2014年、非ダンス的なアプローチが色濃かった〈INTERNATIONAL FELL〉作品のイメージを、鮮烈デビュー作「BALANZAT」によって、一気にインディダンスのフロアへと傾けながらも、3年という長い期間をかけて熟成を続けていた本作品。
トレンドでもある、90年代イタロ・ハウス・リバイバルを踏襲するようなメトロノーム・リズムで刻まれる現行ドリーム・ハウスから幕をあけ、マイク・フランシスなどバレアリック古典を彷彿させるようなメロウなブリージンポップス、美しいアシッドフレーズによって彩られつつ重心を落とし、獣声とコンガを交えた呪術性によって内面へと奥まってゆくカタルシスを喚起させ、シンセの多重録音のレイヤードや、イタロ・ディスコを懐古、否、回顧するような純情と情熱の狭間から、エンドロールの流れるようなライブラリ・ミュージックを模したサウンド・トラックによって、それら開放していく、まるであたかもその順列にもストーリーを持たせた短編小説を読むような気分で堪能することができる、端倪すべからざる全9曲を収録。

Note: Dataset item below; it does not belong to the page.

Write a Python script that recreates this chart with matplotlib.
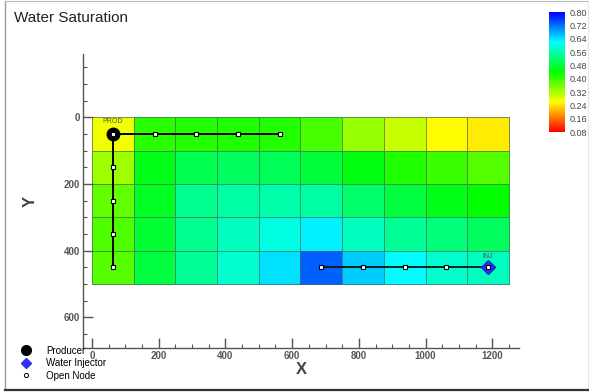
import numpy as np
import matplotlib
matplotlib.use("Agg")
import matplotlib.pyplot as plt
from matplotlib.colors import LinearSegmentedColormap
from matplotlib.lines import Line2D

# ---- data ----
x_edges = [0, 125, 250, 375, 500, 625, 750, 875, 1000, 1125, 1250]
y_edges = [0, 100, 200, 300, 400, 500]
sw = [
    [0.27, 0.41, 0.415, 0.42, 0.415, 0.39, 0.335, 0.30, 0.26, 0.246],
    [0.33, 0.455, 0.495, 0.505, 0.50, 0.48, 0.45, 0.42, 0.40, 0.38],
    [0.37, 0.465, 0.54, 0.555, 0.56, 0.555, 0.515, 0.485, 0.455, 0.44],
    [0.385, 0.475, 0.54, 0.575, 0.60, 0.63, 0.575, 0.545, 0.525, 0.505],
    [0.38, 0.485, 0.545, 0.585, 0.64, 0.73, 0.655, 0.62, 0.585, 0.575],
]
vmin, vmax = 0.08, 0.80
cbar_ticks = [0.08, 0.16, 0.24, 0.32, 0.40, 0.48, 0.56, 0.64, 0.72, 0.80]

prod_xy = (62.5, 50)
prod_h_nodes_x = [187.5, 312.5, 437.5, 562.5]
prod_v_nodes_y = [150, 250, 350, 450]
inj_xy = (1187.5, 450)
inj_nodes_x = [687.5, 812.5, 937.5, 1062.5]

x_ticks = [0, 200, 400, 600, 800, 1000, 1200]
y_ticks = [0, 200, 400, 600]

cmap = LinearSegmentedColormap.from_list(
    "rb", [(1, 0, 0), (1, 1, 0), (0, 1, 0), (0, 1, 1), (0, 0, 1)])

fig = plt.figure(figsize=(5.89, 3.92), dpi=100)
fig.patch.set_facecolor("white")

ax = fig.add_axes([83/589, 1-348/392, (519-83)/589, (348-54)/392])
mesh = ax.pcolormesh(x_edges, y_edges, np.array(sw), cmap=cmap, vmin=vmin, vmax=vmax,
                     edgecolors=(0.3, 0.4, 0.35, 0.7), linewidth=0.6)
ax.set_xlim(-27, 1280)
ax.set_ylim(692, -190)
ax.set_aspect("auto")

for s in ["top", "right"]:
    ax.spines[s].set_visible(False)
for s in ["left", "bottom"]:
    ax.spines[s].set_color("#555555")
    ax.spines[s].set_linewidth(1.0)

ax.set_xticks(x_ticks)
ax.set_yticks(y_ticks)
ax.set_xticks(np.arange(0, 1280, 50), minor=True)
ax.set_yticks(np.arange(-150, 692, 50), minor=True)
ax.tick_params(which="major", direction="in", length=7, width=1, color="#555555",
               labelsize=7, labelcolor="#555555", pad=2)
ax.tick_params(which="minor", direction="in", length=3, width=0.8, color="#555555")
for lab in ax.get_xticklabels() + ax.get_yticklabels():
    lab.set_fontweight("bold")
    lab.set_fontfamily("Liberation Sans")
ax.set_xlabel("X", fontsize=12, fontweight="bold", color="#444444",
              fontfamily="Liberation Sans", labelpad=1)
ax.set_ylabel("Y", fontsize=12, fontweight="bold", color="#444444",
              fontfamily="Liberation Sans", labelpad=19)

# producer well path
ax.plot([prod_xy[0], prod_h_nodes_x[-1]], [prod_xy[1], prod_xy[1]], color="black", lw=1.4, zorder=3)
ax.plot([prod_xy[0], prod_xy[0]], [prod_xy[1], prod_v_nodes_y[-1]], color="black", lw=1.4, zorder=3)
ax.plot(prod_h_nodes_x, [prod_xy[1]] * len(prod_h_nodes_x), ls="none", marker="s", ms=3.5,
        mfc="white", mec="black", mew=0.8, zorder=4)
ax.plot([prod_xy[0]] * len(prod_v_nodes_y), prod_v_nodes_y, ls="none", marker="s", ms=3.5,
        mfc="white", mec="black", mew=0.8, zorder=4)
ax.plot([prod_xy[0]], [prod_xy[1]], marker="o", ms=9, mfc="black", mec="black", zorder=5)
ax.plot([prod_xy[0]], [prod_xy[1]], marker="s", ms=3.5, mfc="white", mec="black", mew=0.8, zorder=6)
ax.text(prod_xy[0], prod_xy[1] - 28, "PROD", fontsize=5, color="#555555", ha="center",
        va="bottom", fontfamily="Liberation Sans")

# injector well path
ax.plot([inj_nodes_x[0], inj_xy[0]], [inj_xy[1], inj_xy[1]], color="#102020", lw=1.4, zorder=3)
ax.plot(inj_nodes_x, [inj_xy[1]] * len(inj_nodes_x), ls="none", marker="s", ms=3.5,
        mfc="white", mec="black", mew=0.8, zorder=4)
ax.plot([inj_xy[0]], [inj_xy[1]], marker="D", ms=7, mfc="#3030ee", mec="#2020cc", zorder=5)
ax.plot([inj_xy[0]], [inj_xy[1]], marker="s", ms=3.5, mfc="white", mec="black", mew=0.8, zorder=6)
ax.text(inj_xy[0], inj_xy[1] - 22, "INJ", fontsize=5, color="#555555", ha="center",
        va="bottom", fontfamily="Liberation Sans")

# colorbar
cax = fig.add_axes([549/589, 1-132/392, 16/589, 120/392])
cb = fig.colorbar(mesh, cax=cax, ticks=cbar_ticks)
cb.outline.set_visible(False)
cb.ax.tick_params(length=0, labelsize=6.5, labelcolor="#444444", pad=3)
cb.ax.set_yticklabels([f"{t:.2f}" for t in cbar_ticks])
for lab in cb.ax.get_yticklabels():
    lab.set_fontfamily("Liberation Sans")

# title
fig.text(14/589, 1-18/392, "Water Saturation", fontsize=11, color="#222222",
         ha="left", va="center", fontfamily="Liberation Sans")

# legend
handles = [
    Line2D([], [], ls="none", marker="o", ms=7, mfc="black", mec="black"),
    Line2D([], [], ls="none", marker="D", ms=5, mfc="#3030ee", mec="#3030ee"),
    Line2D([], [], ls="none", marker="o", ms=3, mfc="white", mec="black", mew=0.7),
]
fig.legend(handles, ["Producer", "Water Injector", "Open Node"], loc="upper left",
           bbox_to_anchor=(16/589, 1-342/392), frameon=False,
           prop={"family": "Liberation Sans", "size": 7},
           labelspacing=0.25, handletextpad=1.5, borderaxespad=0, handlelength=1.2)

# figure frame
fig.add_artist(Line2D([4.5/589, 4.5/589], [1-1/392, 1-390/392], color="#999999", lw=1))
fig.add_artist(Line2D([4.5/589, 588/589], [1-1/392, 1-1/392], color="#bbbbbb", lw=0.8))
fig.add_artist(Line2D([588/589, 588/589], [1-1/392, 1-390/392], color="#e5e5e5", lw=0.8))
fig.add_artist(Line2D([4.5/589, 588/589], [1-390/392, 1-390/392], color="#333333", lw=1.6))

fig.savefig("out.png", dpi=100)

バレアリックシーンの総帥、インディダンスの雄と、そのプロダクションの体現者という夢のような競演が織り成す、夢のようなサウンドは三者三様の才能がこれでもかと横溢し、カラフルに彩られつつも、卓越したサウンドプロダクションによって美しい調和を成しており、まるで制作されたフランクフルト・アム・マインのスタジオに、イビザのたっぷりとした陽光が差し込んだ、メンタルとフィジカル、相互に作用するバランスを宿していて、人の少ない静寂で平穏な、そして豊かな自然に恵まれた屋外から、メインストリームのダンスフロアまで聴く場所を問わない。
発売・販売元 提供資料(2017/05/11)
バレアリック・レジェンドとして名高いホセ・パディーヤの15年ぶりとなる作品や自身のソロ作も含め、ウルグアイからイビザに拠点を移してからも好リリースを続けるインターナショナル・フィール主宰のマーク・バロット。そのマークと、フランクフルトのタフ・シティ・キッズから成るトリオがこのタラマンカ・システムだ。2枚の12インチ・シングルでの好感触を受け、フル・サイズのアルバム制作へと発展したというここでのサウンドは、爽やかなシンセ・サウンドを基調とした現行バレアリック最前線。冒頭を飾るピアノ・ハウス・チューン"Transatlantique"に顕著な初期ハウスやイタロ・ディスコへの志向性はディミトリ・フロム・パリが手掛けたエロディスコティークにも通じるもので実にグルーヴィー。後半にはチルアウトなムードを含んだダウンテンポが顔を揃え、シンセのレイヤーが織り重なるアンビエント曲"Aurorca"で心地良さの極みへ。これからの季節にはもう最高の一枚だろう。